- _Given records_:
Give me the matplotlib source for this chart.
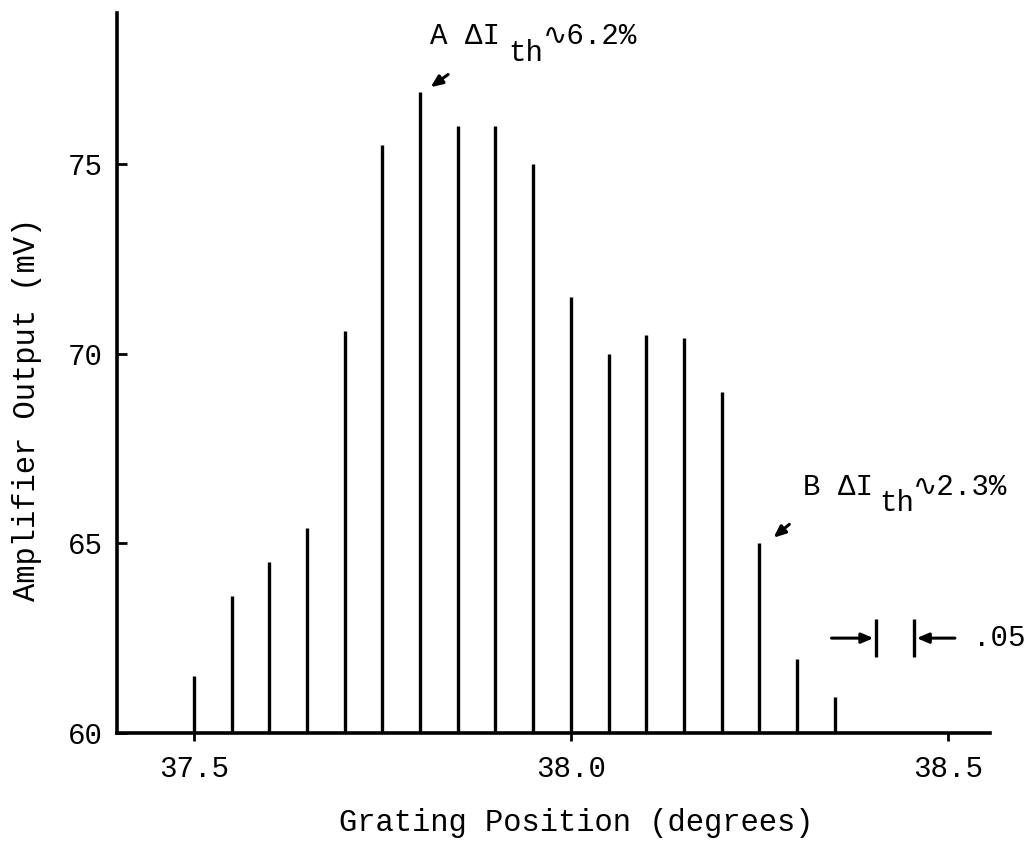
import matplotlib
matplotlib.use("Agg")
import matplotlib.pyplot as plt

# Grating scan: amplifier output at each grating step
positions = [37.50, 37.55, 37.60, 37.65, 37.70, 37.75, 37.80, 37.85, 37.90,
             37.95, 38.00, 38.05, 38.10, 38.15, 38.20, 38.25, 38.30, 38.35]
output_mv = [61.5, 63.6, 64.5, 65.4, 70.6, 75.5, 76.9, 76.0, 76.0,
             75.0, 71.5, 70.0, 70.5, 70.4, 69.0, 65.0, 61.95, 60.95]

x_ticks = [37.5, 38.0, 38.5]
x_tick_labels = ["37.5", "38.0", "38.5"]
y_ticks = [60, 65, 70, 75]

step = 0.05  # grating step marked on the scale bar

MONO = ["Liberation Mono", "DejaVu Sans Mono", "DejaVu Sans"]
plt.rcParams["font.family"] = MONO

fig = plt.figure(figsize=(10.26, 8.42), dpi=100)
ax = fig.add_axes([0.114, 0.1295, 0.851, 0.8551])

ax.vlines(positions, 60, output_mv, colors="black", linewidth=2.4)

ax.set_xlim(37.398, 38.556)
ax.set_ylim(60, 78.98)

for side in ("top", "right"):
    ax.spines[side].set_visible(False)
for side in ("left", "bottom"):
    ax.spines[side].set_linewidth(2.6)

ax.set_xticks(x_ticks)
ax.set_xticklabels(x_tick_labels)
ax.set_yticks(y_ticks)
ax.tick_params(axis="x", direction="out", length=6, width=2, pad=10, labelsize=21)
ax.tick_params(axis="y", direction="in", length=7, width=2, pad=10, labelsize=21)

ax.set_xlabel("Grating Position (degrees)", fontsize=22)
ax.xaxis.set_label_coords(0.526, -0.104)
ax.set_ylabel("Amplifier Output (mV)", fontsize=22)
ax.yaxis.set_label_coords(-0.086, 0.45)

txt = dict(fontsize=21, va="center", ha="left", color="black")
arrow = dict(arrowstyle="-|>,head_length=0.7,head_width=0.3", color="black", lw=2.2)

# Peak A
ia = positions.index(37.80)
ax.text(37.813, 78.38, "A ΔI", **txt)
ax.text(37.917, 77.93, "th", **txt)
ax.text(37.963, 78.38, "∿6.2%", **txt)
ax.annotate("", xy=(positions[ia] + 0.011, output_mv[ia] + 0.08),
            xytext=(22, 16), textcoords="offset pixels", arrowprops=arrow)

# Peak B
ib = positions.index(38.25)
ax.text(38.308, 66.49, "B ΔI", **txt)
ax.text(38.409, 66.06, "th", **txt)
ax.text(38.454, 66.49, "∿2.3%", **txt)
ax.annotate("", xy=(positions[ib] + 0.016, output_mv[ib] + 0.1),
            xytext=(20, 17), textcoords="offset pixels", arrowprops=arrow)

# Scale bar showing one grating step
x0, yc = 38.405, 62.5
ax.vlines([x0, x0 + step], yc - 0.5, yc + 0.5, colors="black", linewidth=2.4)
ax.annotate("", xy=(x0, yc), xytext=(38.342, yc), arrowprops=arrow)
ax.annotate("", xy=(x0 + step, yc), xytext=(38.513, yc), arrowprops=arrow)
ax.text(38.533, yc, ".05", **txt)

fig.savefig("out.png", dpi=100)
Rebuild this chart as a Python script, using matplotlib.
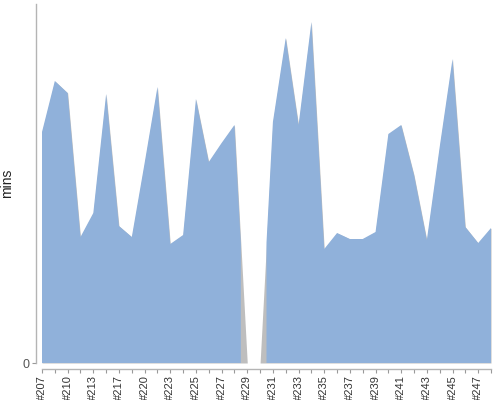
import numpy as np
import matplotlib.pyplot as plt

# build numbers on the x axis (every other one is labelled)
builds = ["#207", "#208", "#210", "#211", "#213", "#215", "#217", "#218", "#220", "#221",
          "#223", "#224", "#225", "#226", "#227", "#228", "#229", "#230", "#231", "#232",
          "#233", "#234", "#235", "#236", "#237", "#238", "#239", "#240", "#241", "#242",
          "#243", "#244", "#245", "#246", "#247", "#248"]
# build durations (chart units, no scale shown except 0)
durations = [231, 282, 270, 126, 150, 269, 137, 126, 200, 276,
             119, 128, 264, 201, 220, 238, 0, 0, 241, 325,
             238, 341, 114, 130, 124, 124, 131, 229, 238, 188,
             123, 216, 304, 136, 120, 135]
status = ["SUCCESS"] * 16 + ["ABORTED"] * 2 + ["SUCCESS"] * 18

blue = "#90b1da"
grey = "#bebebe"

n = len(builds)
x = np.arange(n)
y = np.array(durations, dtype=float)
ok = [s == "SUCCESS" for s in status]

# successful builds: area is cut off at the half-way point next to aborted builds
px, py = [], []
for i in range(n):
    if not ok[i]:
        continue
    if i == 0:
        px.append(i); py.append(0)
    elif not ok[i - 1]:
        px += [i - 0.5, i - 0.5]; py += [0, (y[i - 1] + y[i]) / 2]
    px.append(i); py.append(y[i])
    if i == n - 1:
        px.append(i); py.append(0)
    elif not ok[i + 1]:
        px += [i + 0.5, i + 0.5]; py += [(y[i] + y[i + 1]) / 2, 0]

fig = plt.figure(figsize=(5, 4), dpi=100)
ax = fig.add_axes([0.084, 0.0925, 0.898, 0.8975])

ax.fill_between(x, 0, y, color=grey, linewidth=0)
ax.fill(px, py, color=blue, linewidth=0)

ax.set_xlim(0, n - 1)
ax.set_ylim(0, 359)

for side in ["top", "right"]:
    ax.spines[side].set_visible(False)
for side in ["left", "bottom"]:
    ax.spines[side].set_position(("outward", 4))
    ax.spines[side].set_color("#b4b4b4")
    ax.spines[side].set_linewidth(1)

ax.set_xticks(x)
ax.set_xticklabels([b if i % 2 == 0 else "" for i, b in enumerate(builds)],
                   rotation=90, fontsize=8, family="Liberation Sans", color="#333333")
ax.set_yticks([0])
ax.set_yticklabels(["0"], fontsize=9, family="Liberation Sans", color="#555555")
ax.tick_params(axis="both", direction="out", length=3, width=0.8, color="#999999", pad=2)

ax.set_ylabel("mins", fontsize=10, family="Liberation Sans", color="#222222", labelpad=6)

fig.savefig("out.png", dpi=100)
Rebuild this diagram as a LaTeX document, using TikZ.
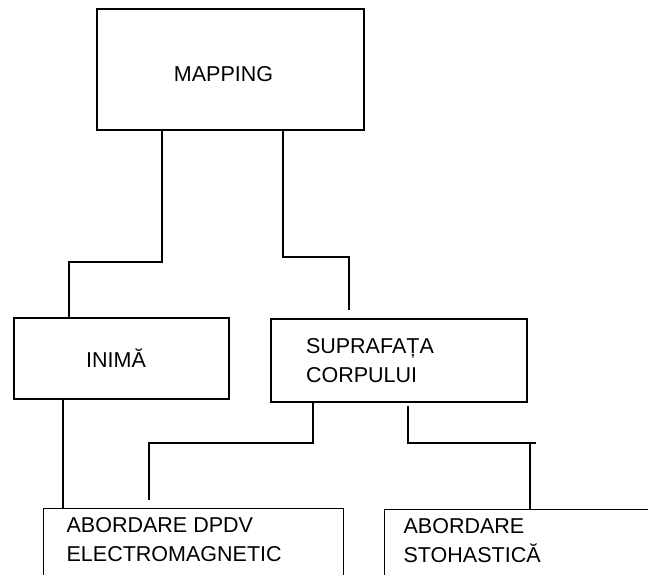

- _Problem statement_:
Reproduce the listing word for word and omit its pictures.

- _Response to the task_:
Give me the matplotlib source for this chart.
import matplotlib
matplotlib.use("Agg")
import matplotlib.pyplot as plt

# Grating scan: amplifier output at each grating step
positions = [37.50, 37.55, 37.60, 37.65, 37.70, 37.75, 37.80, 37.85, 37.90,
             37.95, 38.00, 38.05, 38.10, 38.15, 38.20, 38.25, 38.30, 38.35]
output_mv = [61.5, 63.6, 64.5, 65.4, 70.6, 75.5, 76.9, 76.0, 76.0,
             75.0, 71.5, 70.0, 70.5, 70.4, 69.0, 65.0, 61.95, 60.95]

x_ticks = [37.5, 38.0, 38.5]
x_tick_labels = ["37.5", "38.0", "38.5"]
y_ticks = [60, 65, 70, 75]

step = 0.05  # grating step marked on the scale bar

MONO = ["Liberation Mono", "DejaVu Sans Mono", "DejaVu Sans"]
plt.rcParams["font.family"] = MONO

fig = plt.figure(figsize=(10.26, 8.42), dpi=100)
ax = fig.add_axes([0.114, 0.1295, 0.851, 0.8551])

ax.vlines(positions, 60, output_mv, colors="black", linewidth=2.4)

ax.set_xlim(37.398, 38.556)
ax.set_ylim(60, 78.98)

for side in ("top", "right"):
    ax.spines[side].set_visible(False)
for side in ("left", "bottom"):
    ax.spines[side].set_linewidth(2.6)

ax.set_xticks(x_ticks)
ax.set_xticklabels(x_tick_labels)
ax.set_yticks(y_ticks)
ax.tick_params(axis="x", direction="out", length=6, width=2, pad=10, labelsize=21)
ax.tick_params(axis="y", direction="in", length=7, width=2, pad=10, labelsize=21)

ax.set_xlabel("Grating Position (degrees)", fontsize=22)
ax.xaxis.set_label_coords(0.526, -0.104)
ax.set_ylabel("Amplifier Output (mV)", fontsize=22)
ax.yaxis.set_label_coords(-0.086, 0.45)

txt = dict(fontsize=21, va="center", ha="left", color="black")
arrow = dict(arrowstyle="-|>,head_length=0.7,head_width=0.3", color="black", lw=2.2)

# Peak A
ia = positions.index(37.80)
ax.text(37.813, 78.38, "A ΔI", **txt)
ax.text(37.917, 77.93, "th", **txt)
ax.text(37.963, 78.38, "∿6.2%", **txt)
ax.annotate("", xy=(positions[ia] + 0.011, output_mv[ia] + 0.08),
            xytext=(22, 16), textcoords="offset pixels", arrowprops=arrow)

# Peak B
ib = positions.index(38.25)
ax.text(38.308, 66.49, "B ΔI", **txt)
ax.text(38.409, 66.06, "th", **txt)
ax.text(38.454, 66.49, "∿2.3%", **txt)
ax.annotate("", xy=(positions[ib] + 0.016, output_mv[ib] + 0.1),
            xytext=(20, 17), textcoords="offset pixels", arrowprops=arrow)

# Scale bar showing one grating step
x0, yc = 38.405, 62.5
ax.vlines([x0, x0 + step], yc - 0.5, yc + 0.5, colors="black", linewidth=2.4)
ax.annotate("", xy=(x0, yc), xytext=(38.342, yc), arrowprops=arrow)
ax.annotate("", xy=(x0 + step, yc), xytext=(38.513, yc), arrowprops=arrow)
ax.text(38.533, yc, ".05", **txt)

fig.savefig("out.png", dpi=100)
Rebuild this chart as a Python script, using matplotlib.
import numpy as np
import matplotlib.pyplot as plt

# build numbers on the x axis (every other one is labelled)
builds = ["#207", "#208", "#210", "#211", "#213", "#215", "#217", "#218", "#220", "#221",
          "#223", "#224", "#225", "#226", "#227", "#228", "#229", "#230", "#231", "#232",
          "#233", "#234", "#235", "#236", "#237", "#238", "#239", "#240", "#241", "#242",
          "#243", "#244", "#245", "#246", "#247", "#248"]
# build durations (chart units, no scale shown except 0)
durations = [231, 282, 270, 126, 150, 269, 137, 126, 200, 276,
             119, 128, 264, 201, 220, 238, 0, 0, 241, 325,
             238, 341, 114, 130, 124, 124, 131, 229, 238, 188,
             123, 216, 304, 136, 120, 135]
status = ["SUCCESS"] * 16 + ["ABORTED"] * 2 + ["SUCCESS"] * 18

blue = "#90b1da"
grey = "#bebebe"

n = len(builds)
x = np.arange(n)
y = np.array(durations, dtype=float)
ok = [s == "SUCCESS" for s in status]

# successful builds: area is cut off at the half-way point next to aborted builds
px, py = [], []
for i in range(n):
    if not ok[i]:
        continue
    if i == 0:
        px.append(i); py.append(0)
    elif not ok[i - 1]:
        px += [i - 0.5, i - 0.5]; py += [0, (y[i - 1] + y[i]) / 2]
    px.append(i); py.append(y[i])
    if i == n - 1:
        px.append(i); py.append(0)
    elif not ok[i + 1]:
        px += [i + 0.5, i + 0.5]; py += [(y[i] + y[i + 1]) / 2, 0]

fig = plt.figure(figsize=(5, 4), dpi=100)
ax = fig.add_axes([0.084, 0.0925, 0.898, 0.8975])

ax.fill_between(x, 0, y, color=grey, linewidth=0)
ax.fill(px, py, color=blue, linewidth=0)

ax.set_xlim(0, n - 1)
ax.set_ylim(0, 359)

for side in ["top", "right"]:
    ax.spines[side].set_visible(False)
for side in ["left", "bottom"]:
    ax.spines[side].set_position(("outward", 4))
    ax.spines[side].set_color("#b4b4b4")
    ax.spines[side].set_linewidth(1)

ax.set_xticks(x)
ax.set_xticklabels([b if i % 2 == 0 else "" for i, b in enumerate(builds)],
                   rotation=90, fontsize=8, family="Liberation Sans", color="#333333")
ax.set_yticks([0])
ax.set_yticklabels(["0"], fontsize=9, family="Liberation Sans", color="#555555")
ax.tick_params(axis="both", direction="out", length=3, width=0.8, color="#999999", pad=2)

ax.set_ylabel("mins", fontsize=10, family="Liberation Sans", color="#222222", labelpad=6)

fig.savefig("out.png", dpi=100)
Rebuild this diagram as a LaTeX document, using TikZ.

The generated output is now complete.